═══ PROVIDED MATERIAL ═══
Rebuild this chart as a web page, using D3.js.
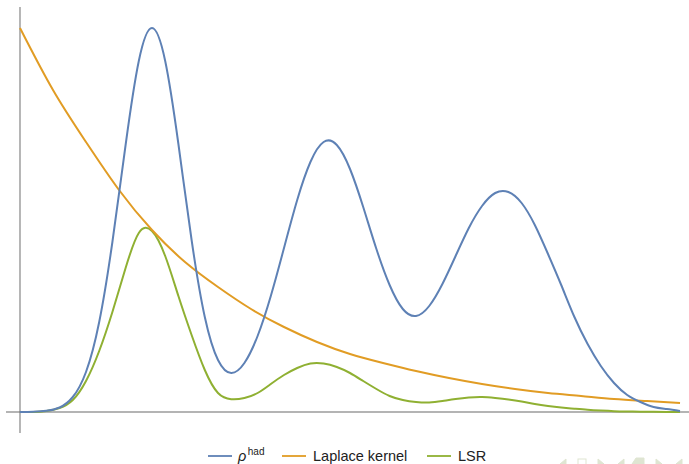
<!DOCTYPE html>
<html>
<head>
<meta charset="utf-8">
<script src="https://cdn.jsdelivr.net/npm/d3@7/dist/d3.min.js"></script>
<style>
  html, body { margin: 0; padding: 0; background: #fff; }
  svg { display: block; }
  text { font-family: "Liberation Sans", Arial, sans-serif; }
</style>
</head>
<body>
<script>
// Spectral density ρ^had, the Laplace kernel and the LSR reconstruction
const gridX = [0, 0.2, 0.4, 0.6, 0.8, 1.0, 1.2, 1.4, 1.6, 1.8, 2.0, 2.2, 2.4, 2.6, 2.8, 3.0, 3.2, 3.4, 3.6, 3.8,
  4.0, 4.2, 4.4, 4.6, 4.8, 5.0, 5.2, 5.4, 5.6, 5.8, 6.0, 6.2, 6.4, 6.6, 6.8, 7.0, 7.2, 7.4, 7.6, 7.8,
  8.0, 8.2, 8.4, 8.6, 8.8, 9.0, 9.2, 9.4, 9.6, 9.8, 10.0];

const rhoY = [0, 0.003, 0.012, 0.045, 0.15, 0.40, 0.90, 1.70, 2.67, 3.51, 3.84, 3.51, 2.68, 1.72, 0.95, 0.52, 0.39, 0.49, 0.76, 1.16,
  1.64, 2.12, 2.50, 2.70, 2.67, 2.43, 2.05, 1.63, 1.27, 1.03, 0.96, 1.06, 1.28, 1.56, 1.84, 2.06, 2.19, 2.20, 2.09, 1.87,
  1.58, 1.27, 0.95, 0.68, 0.46, 0.29, 0.17, 0.10, 0.05, 0.03, 0.01];

const lsrY = [0, 0, 0.01, 0.04, 0.12, 0.31, 0.61, 1.00, 1.44, 1.79, 1.81, 1.56, 1.16, 0.77, 0.42, 0.19, 0.128, 0.14, 0.19, 0.28,
  0.37, 0.44, 0.485, 0.485, 0.45, 0.39, 0.31, 0.23, 0.16, 0.12, 0.10, 0.095, 0.11, 0.13, 0.145, 0.15, 0.14, 0.125, 0.105, 0.08,
  0.06, 0.045, 0.033, 0.022, 0.014, 0.008, 0.005, 0.003, 0.002, 0.001, 0];

const kernelX = [0, 0.5, 1.0, 1.5, 2.0, 2.5, 3.0, 3.5, 4.0, 4.5, 5.0, 5.5, 6.0, 6.5, 7.0, 7.5, 8.0, 8.5, 9.0, 9.5, 10.0];
const kernelY = [3.84, 3.22, 2.70, 2.22, 1.82, 1.50, 1.25, 1.03, 0.85, 0.70, 0.58, 0.49, 0.41, 0.34, 0.28, 0.23, 0.19, 0.16, 0.13, 0.11, 0.09];

const seriesNames = ["ρ", "Laplace kernel", "LSR"];
const seriesColors = ["#5e81b5", "#e19c24", "#8fb032"];

const W = 689, H = 464;
const svg = d3.select("body").append("svg").attr("width", W).attr("height", H);

const x = d3.scaleLinear().domain([-0.212, 10.136]).range([6, 689]);
const y = d3.scaleLinear().domain([-0.21, 4.05]).range([433, 7]);

// axes through the origin
svg.append("line")
  .attr("x1", x(0)).attr("x2", x(0)).attr("y1", y(-0.21)).attr("y2", y(4.05))
  .attr("stroke", "#7a7a7a").attr("stroke-width", 1.1);
svg.append("line")
  .attr("x1", x(-0.212)).attr("x2", x(10.136)).attr("y1", y(0)).attr("y2", y(0))
  .attr("stroke", "#6a6a6a").attr("stroke-width", 1.1);

const series = [
  { xs: gridX, ys: rhoY },
  { xs: kernelX, ys: kernelY },
  { xs: gridX, ys: lsrY }
].map((s, i) => ({ color: seriesColors[i], pts: s.xs.map((v, k) => [v, s.ys[k]]) }));

const line = d3.line().x(d => x(d[0])).y(d => y(d[1])).curve(d3.curveNatural);

// draw in reverse so ρ stays on top where the curves overlap
svg.append("g").selectAll("path").data(series.slice().reverse()).join("path")
  .attr("d", d => line(d.pts))
  .attr("fill", "none")
  .attr("stroke", d => d.color)
  .attr("stroke-width", 2)
  .attr("stroke-linejoin", "round");

// legend
const legendY = 456;
const legendItems = [
  { lx: 208, tx: 238 },
  { lx: 282, tx: 313 },
  { lx: 427, tx: 458 }
];
const lg = svg.append("g");
legendItems.forEach((it, i) => {
  lg.append("line")
    .attr("x1", it.lx).attr("x2", it.lx + 24)
    .attr("y1", legendY).attr("y2", legendY)
    .attr("stroke", seriesColors[i]).attr("stroke-width", 1.8);
  const t = lg.append("text")
    .attr("x", it.tx).attr("y", legendY + 5)
    .attr("font-size", 14.5).attr("fill", "#222");
  if (i === 0) {
    t.append("tspan").attr("font-style", "italic").text(seriesNames[0]);
    t.append("tspan").attr("font-size", 10).attr("dx", 1.5).attr("dy", -6).text("had");
  } else {
    t.text(seriesNames[i]);
  }
});

// faint navigation symbols in the lower right corner
const nav = svg.append("g").attr("fill", "#dfe5d2").attr("stroke", "#dfe5d2");
nav.append("path").attr("d", "M560,464 L566,459 L566,464 Z");
nav.append("rect").attr("x", 578).attr("y", 459).attr("width", 8).attr("height", 6).attr("fill", "none");
nav.append("path").attr("d", "M598,459 L604,464 L598,464 Z");
nav.append("path").attr("d", "M618,464 L624,459 L624,464 Z");
nav.append("path").attr("d", "M632,464 L636,458 L644,458 L644,464 Z");
nav.append("path").attr("d", "M656,459 L662,464 L656,464 Z");
nav.append("path").attr("d", "M676,464 L682,459 L682,464 Z");
</script>
</body>
</html>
═══
● **WHAT IS BEING ASKED**: Reproduce all of the material above word for word. Omit the pictures.

● **SOLUTION FOR THIS EXERCISE**:
Rebuild this chart as a web page, using D3.js.
<!DOCTYPE html>
<html>
<head>
<meta charset="utf-8">
<script src="https://cdn.jsdelivr.net/npm/d3@7/dist/d3.min.js"></script>
<style>
  html, body { margin: 0; padding: 0; background: #fff; }
  svg { display: block; }
  text { font-family: "Liberation Sans", Arial, sans-serif; }
</style>
</head>
<body>
<script>
// Spectral density ρ^had, the Laplace kernel and the LSR reconstruction
const gridX = [0, 0.2, 0.4, 0.6, 0.8, 1.0, 1.2, 1.4, 1.6, 1.8, 2.0, 2.2, 2.4, 2.6, 2.8, 3.0, 3.2, 3.4, 3.6, 3.8,
  4.0, 4.2, 4.4, 4.6, 4.8, 5.0, 5.2, 5.4, 5.6, 5.8, 6.0, 6.2, 6.4, 6.6, 6.8, 7.0, 7.2, 7.4, 7.6, 7.8,
  8.0, 8.2, 8.4, 8.6, 8.8, 9.0, 9.2, 9.4, 9.6, 9.8, 10.0];

const rhoY = [0, 0.003, 0.012, 0.045, 0.15, 0.40, 0.90, 1.70, 2.67, 3.51, 3.84, 3.51, 2.68, 1.72, 0.95, 0.52, 0.39, 0.49, 0.76, 1.16,
  1.64, 2.12, 2.50, 2.70, 2.67, 2.43, 2.05, 1.63, 1.27, 1.03, 0.96, 1.06, 1.28, 1.56, 1.84, 2.06, 2.19, 2.20, 2.09, 1.87,
  1.58, 1.27, 0.95, 0.68, 0.46, 0.29, 0.17, 0.10, 0.05, 0.03, 0.01];

const lsrY = [0, 0, 0.01, 0.04, 0.12, 0.31, 0.61, 1.00, 1.44, 1.79, 1.81, 1.56, 1.16, 0.77, 0.42, 0.19, 0.128, 0.14, 0.19, 0.28,
  0.37, 0.44, 0.485, 0.485, 0.45, 0.39, 0.31, 0.23, 0.16, 0.12, 0.10, 0.095, 0.11, 0.13, 0.145, 0.15, 0.14, 0.125, 0.105, 0.08,
  0.06, 0.045, 0.033, 0.022, 0.014, 0.008, 0.005, 0.003, 0.002, 0.001, 0];

const kernelX = [0, 0.5, 1.0, 1.5, 2.0, 2.5, 3.0, 3.5, 4.0, 4.5, 5.0, 5.5, 6.0, 6.5, 7.0, 7.5, 8.0, 8.5, 9.0, 9.5, 10.0];
const kernelY = [3.84, 3.22, 2.70, 2.22, 1.82, 1.50, 1.25, 1.03, 0.85, 0.70, 0.58, 0.49, 0.41, 0.34, 0.28, 0.23, 0.19, 0.16, 0.13, 0.11, 0.09];

const seriesNames = ["ρ", "Laplace kernel", "LSR"];
const seriesColors = ["#5e81b5", "#e19c24", "#8fb032"];

const W = 689, H = 464;
const svg = d3.select("body").append("svg").attr("width", W).attr("height", H);

const x = d3.scaleLinear().domain([-0.212, 10.136]).range([6, 689]);
const y = d3.scaleLinear().domain([-0.21, 4.05]).range([433, 7]);

// axes through the origin
svg.append("line")
  .attr("x1", x(0)).attr("x2", x(0)).attr("y1", y(-0.21)).attr("y2", y(4.05))
  .attr("stroke", "#7a7a7a").attr("stroke-width", 1.1);
svg.append("line")
  .attr("x1", x(-0.212)).attr("x2", x(10.136)).attr("y1", y(0)).attr("y2", y(0))
  .attr("stroke", "#6a6a6a").attr("stroke-width", 1.1);

const series = [
  { xs: gridX, ys: rhoY },
  { xs: kernelX, ys: kernelY },
  { xs: gridX, ys: lsrY }
].map((s, i) => ({ color: seriesColors[i], pts: s.xs.map((v, k) => [v, s.ys[k]]) }));

const line = d3.line().x(d => x(d[0])).y(d => y(d[1])).curve(d3.curveNatural);

// draw in reverse so ρ stays on top where the curves overlap
svg.append("g").selectAll("path").data(series.slice().reverse()).join("path")
  .attr("d", d => line(d.pts))
  .attr("fill", "none")
  .attr("stroke", d => d.color)
  .attr("stroke-width", 2)
  .attr("stroke-linejoin", "round");

// legend
const legendY = 456;
const legendItems = [
  { lx: 208, tx: 238 },
  { lx: 282, tx: 313 },
  { lx: 427, tx: 458 }
];
const lg = svg.append("g");
legendItems.forEach((it, i) => {
  lg.append("line")
    .attr("x1", it.lx).attr("x2", it.lx + 24)
    .attr("y1", legendY).attr("y2", legendY)
    .attr("stroke", seriesColors[i]).attr("stroke-width", 1.8);
  const t = lg.append("text")
    .attr("x", it.tx).attr("y", legendY + 5)
    .attr("font-size", 14.5).attr("fill", "#222");
  if (i === 0) {
    t.append("tspan").attr("font-style", "italic").text(seriesNames[0]);
    t.append("tspan").attr("font-size", 10).attr("dx", 1.5).attr("dy", -6).text("had");
  } else {
    t.text(seriesNames[i]);
  }
});

// faint navigation symbols in the lower right corner
const nav = svg.append("g").attr("fill", "#dfe5d2").attr("stroke", "#dfe5d2");
nav.append("path").attr("d", "M560,464 L566,459 L566,464 Z");
nav.append("rect").attr("x", 578).attr("y", 459).attr("width", 8).attr("height", 6).attr("fill", "none");
nav.append("path").attr("d", "M598,459 L604,464 L598,464 Z");
nav.append("path").attr("d", "M618,464 L624,459 L624,464 Z");
nav.append("path").attr("d", "M632,464 L636,458 L644,458 L644,464 Z");
nav.append("path").attr("d", "M656,459 L662,464 L656,464 Z");
nav.append("path").attr("d", "M676,464 L682,459 L682,464 Z");
</script>
</body>
</html>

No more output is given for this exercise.